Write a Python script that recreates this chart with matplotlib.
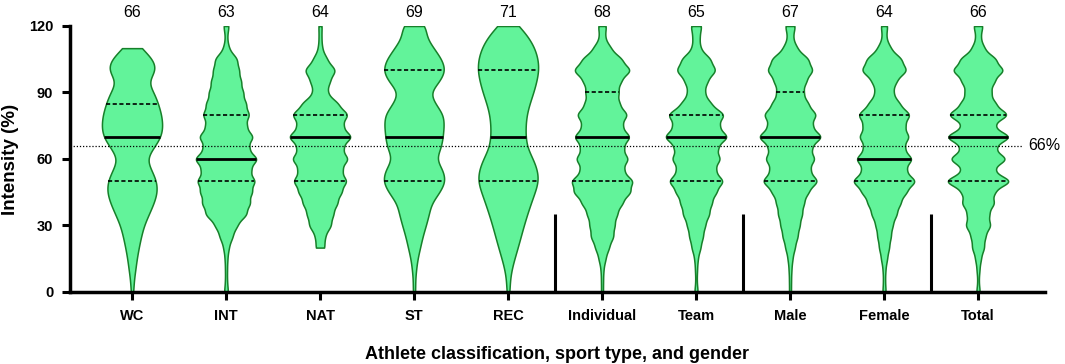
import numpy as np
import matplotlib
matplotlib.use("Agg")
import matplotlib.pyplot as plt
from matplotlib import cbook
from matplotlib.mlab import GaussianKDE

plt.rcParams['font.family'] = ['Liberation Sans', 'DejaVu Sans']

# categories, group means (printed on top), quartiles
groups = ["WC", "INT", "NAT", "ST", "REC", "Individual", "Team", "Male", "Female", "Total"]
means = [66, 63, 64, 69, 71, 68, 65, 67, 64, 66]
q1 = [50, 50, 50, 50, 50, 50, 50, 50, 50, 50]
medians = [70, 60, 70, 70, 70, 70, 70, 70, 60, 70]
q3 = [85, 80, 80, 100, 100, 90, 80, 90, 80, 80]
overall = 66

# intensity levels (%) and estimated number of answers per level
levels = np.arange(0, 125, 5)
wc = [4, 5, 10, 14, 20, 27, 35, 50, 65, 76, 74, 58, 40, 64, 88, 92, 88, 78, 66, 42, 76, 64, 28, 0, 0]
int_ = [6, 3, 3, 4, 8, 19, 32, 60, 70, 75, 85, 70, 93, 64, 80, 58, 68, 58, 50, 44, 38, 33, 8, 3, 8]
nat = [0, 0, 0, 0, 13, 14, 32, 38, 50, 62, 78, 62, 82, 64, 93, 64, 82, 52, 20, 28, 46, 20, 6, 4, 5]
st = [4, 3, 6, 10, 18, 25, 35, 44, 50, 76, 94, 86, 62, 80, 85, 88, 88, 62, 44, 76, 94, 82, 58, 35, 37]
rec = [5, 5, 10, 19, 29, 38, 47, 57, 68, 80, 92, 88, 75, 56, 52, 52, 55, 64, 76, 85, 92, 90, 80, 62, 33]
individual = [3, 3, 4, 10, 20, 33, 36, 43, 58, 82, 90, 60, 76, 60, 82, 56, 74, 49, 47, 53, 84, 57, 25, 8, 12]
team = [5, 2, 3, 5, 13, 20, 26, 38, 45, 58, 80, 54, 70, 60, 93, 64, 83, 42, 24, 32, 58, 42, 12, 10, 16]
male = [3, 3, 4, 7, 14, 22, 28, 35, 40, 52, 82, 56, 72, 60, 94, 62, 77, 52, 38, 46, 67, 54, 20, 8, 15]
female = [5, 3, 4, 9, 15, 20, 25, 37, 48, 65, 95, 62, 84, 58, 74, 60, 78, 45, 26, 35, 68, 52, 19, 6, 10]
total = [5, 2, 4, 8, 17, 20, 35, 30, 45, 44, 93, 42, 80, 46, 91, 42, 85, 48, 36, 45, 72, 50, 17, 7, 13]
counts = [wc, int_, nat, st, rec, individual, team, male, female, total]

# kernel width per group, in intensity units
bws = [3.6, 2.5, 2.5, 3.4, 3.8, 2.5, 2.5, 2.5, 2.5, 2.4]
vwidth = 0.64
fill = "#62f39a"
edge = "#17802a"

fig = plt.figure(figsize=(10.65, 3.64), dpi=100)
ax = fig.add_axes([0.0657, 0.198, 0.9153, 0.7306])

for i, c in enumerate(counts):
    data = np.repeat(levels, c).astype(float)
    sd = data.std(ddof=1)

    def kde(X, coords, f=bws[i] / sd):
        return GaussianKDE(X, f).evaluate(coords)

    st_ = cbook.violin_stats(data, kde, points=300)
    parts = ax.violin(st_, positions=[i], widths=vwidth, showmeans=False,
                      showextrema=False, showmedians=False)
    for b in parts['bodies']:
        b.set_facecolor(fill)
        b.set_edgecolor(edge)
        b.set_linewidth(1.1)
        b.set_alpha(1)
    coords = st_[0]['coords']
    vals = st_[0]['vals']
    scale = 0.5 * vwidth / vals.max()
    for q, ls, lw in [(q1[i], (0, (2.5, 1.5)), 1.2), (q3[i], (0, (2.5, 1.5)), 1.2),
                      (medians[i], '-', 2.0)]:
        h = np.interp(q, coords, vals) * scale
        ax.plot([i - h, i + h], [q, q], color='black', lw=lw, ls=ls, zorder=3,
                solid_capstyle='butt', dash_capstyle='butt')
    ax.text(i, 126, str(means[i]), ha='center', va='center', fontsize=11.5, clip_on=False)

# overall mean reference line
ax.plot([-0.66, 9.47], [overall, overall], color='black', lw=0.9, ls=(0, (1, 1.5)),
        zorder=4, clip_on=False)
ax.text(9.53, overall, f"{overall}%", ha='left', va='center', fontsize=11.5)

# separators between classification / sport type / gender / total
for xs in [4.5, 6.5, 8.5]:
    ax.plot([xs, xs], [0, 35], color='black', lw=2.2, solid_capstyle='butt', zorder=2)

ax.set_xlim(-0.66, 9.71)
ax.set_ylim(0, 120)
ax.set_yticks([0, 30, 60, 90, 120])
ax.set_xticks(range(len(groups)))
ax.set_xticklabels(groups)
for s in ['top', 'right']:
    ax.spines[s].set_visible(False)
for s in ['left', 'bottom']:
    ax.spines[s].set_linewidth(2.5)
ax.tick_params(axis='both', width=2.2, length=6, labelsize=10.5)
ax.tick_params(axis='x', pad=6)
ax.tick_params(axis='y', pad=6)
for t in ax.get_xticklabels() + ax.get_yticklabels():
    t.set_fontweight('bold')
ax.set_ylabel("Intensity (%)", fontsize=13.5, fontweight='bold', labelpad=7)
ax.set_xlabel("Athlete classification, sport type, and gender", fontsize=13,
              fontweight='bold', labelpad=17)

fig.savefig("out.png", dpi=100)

::::::::

== Work to be completed ==
Repeat the listing verbatim. Skip the pictures.

== Answer to the task ==
Write a Python script that recreates this chart with matplotlib.
import numpy as np
import matplotlib
matplotlib.use("Agg")
import matplotlib.pyplot as plt
from matplotlib import cbook
from matplotlib.mlab import GaussianKDE

plt.rcParams['font.family'] = ['Liberation Sans', 'DejaVu Sans']

# categories, group means (printed on top), quartiles
groups = ["WC", "INT", "NAT", "ST", "REC", "Individual", "Team", "Male", "Female", "Total"]
means = [66, 63, 64, 69, 71, 68, 65, 67, 64, 66]
q1 = [50, 50, 50, 50, 50, 50, 50, 50, 50, 50]
medians = [70, 60, 70, 70, 70, 70, 70, 70, 60, 70]
q3 = [85, 80, 80, 100, 100, 90, 80, 90, 80, 80]
overall = 66

# intensity levels (%) and estimated number of answers per level
levels = np.arange(0, 125, 5)
wc = [4, 5, 10, 14, 20, 27, 35, 50, 65, 76, 74, 58, 40, 64, 88, 92, 88, 78, 66, 42, 76, 64, 28, 0, 0]
int_ = [6, 3, 3, 4, 8, 19, 32, 60, 70, 75, 85, 70, 93, 64, 80, 58, 68, 58, 50, 44, 38, 33, 8, 3, 8]
nat = [0, 0, 0, 0, 13, 14, 32, 38, 50, 62, 78, 62, 82, 64, 93, 64, 82, 52, 20, 28, 46, 20, 6, 4, 5]
st = [4, 3, 6, 10, 18, 25, 35, 44, 50, 76, 94, 86, 62, 80, 85, 88, 88, 62, 44, 76, 94, 82, 58, 35, 37]
rec = [5, 5, 10, 19, 29, 38, 47, 57, 68, 80, 92, 88, 75, 56, 52, 52, 55, 64, 76, 85, 92, 90, 80, 62, 33]
individual = [3, 3, 4, 10, 20, 33, 36, 43, 58, 82, 90, 60, 76, 60, 82, 56, 74, 49, 47, 53, 84, 57, 25, 8, 12]
team = [5, 2, 3, 5, 13, 20, 26, 38, 45, 58, 80, 54, 70, 60, 93, 64, 83, 42, 24, 32, 58, 42, 12, 10, 16]
male = [3, 3, 4, 7, 14, 22, 28, 35, 40, 52, 82, 56, 72, 60, 94, 62, 77, 52, 38, 46, 67, 54, 20, 8, 15]
female = [5, 3, 4, 9, 15, 20, 25, 37, 48, 65, 95, 62, 84, 58, 74, 60, 78, 45, 26, 35, 68, 52, 19, 6, 10]
total = [5, 2, 4, 8, 17, 20, 35, 30, 45, 44, 93, 42, 80, 46, 91, 42, 85, 48, 36, 45, 72, 50, 17, 7, 13]
counts = [wc, int_, nat, st, rec, individual, team, male, female, total]

# kernel width per group, in intensity units
bws = [3.6, 2.5, 2.5, 3.4, 3.8, 2.5, 2.5, 2.5, 2.5, 2.4]
vwidth = 0.64
fill = "#62f39a"
edge = "#17802a"

fig = plt.figure(figsize=(10.65, 3.64), dpi=100)
ax = fig.add_axes([0.0657, 0.198, 0.9153, 0.7306])

for i, c in enumerate(counts):
    data = np.repeat(levels, c).astype(float)
    sd = data.std(ddof=1)

    def kde(X, coords, f=bws[i] / sd):
        return GaussianKDE(X, f).evaluate(coords)

    st_ = cbook.violin_stats(data, kde, points=300)
    parts = ax.violin(st_, positions=[i], widths=vwidth, showmeans=False,
                      showextrema=False, showmedians=False)
    for b in parts['bodies']:
        b.set_facecolor(fill)
        b.set_edgecolor(edge)
        b.set_linewidth(1.1)
        b.set_alpha(1)
    coords = st_[0]['coords']
    vals = st_[0]['vals']
    scale = 0.5 * vwidth / vals.max()
    for q, ls, lw in [(q1[i], (0, (2.5, 1.5)), 1.2), (q3[i], (0, (2.5, 1.5)), 1.2),
                      (medians[i], '-', 2.0)]:
        h = np.interp(q, coords, vals) * scale
        ax.plot([i - h, i + h], [q, q], color='black', lw=lw, ls=ls, zorder=3,
                solid_capstyle='butt', dash_capstyle='butt')
    ax.text(i, 126, str(means[i]), ha='center', va='center', fontsize=11.5, clip_on=False)

# overall mean reference line
ax.plot([-0.66, 9.47], [overall, overall], color='black', lw=0.9, ls=(0, (1, 1.5)),
        zorder=4, clip_on=False)
ax.text(9.53, overall, f"{overall}%", ha='left', va='center', fontsize=11.5)

# separators between classification / sport type / gender / total
for xs in [4.5, 6.5, 8.5]:
    ax.plot([xs, xs], [0, 35], color='black', lw=2.2, solid_capstyle='butt', zorder=2)

ax.set_xlim(-0.66, 9.71)
ax.set_ylim(0, 120)
ax.set_yticks([0, 30, 60, 90, 120])
ax.set_xticks(range(len(groups)))
ax.set_xticklabels(groups)
for s in ['top', 'right']:
    ax.spines[s].set_visible(False)
for s in ['left', 'bottom']:
    ax.spines[s].set_linewidth(2.5)
ax.tick_params(axis='both', width=2.2, length=6, labelsize=10.5)
ax.tick_params(axis='x', pad=6)
ax.tick_params(axis='y', pad=6)
for t in ax.get_xticklabels() + ax.get_yticklabels():
    t.set_fontweight('bold')
ax.set_ylabel("Intensity (%)", fontsize=13.5, fontweight='bold', labelpad=7)
ax.set_xlabel("Athlete classification, sport type, and gender", fontsize=13,
              fontweight='bold', labelpad=17)

fig.savefig("out.png", dpi=100)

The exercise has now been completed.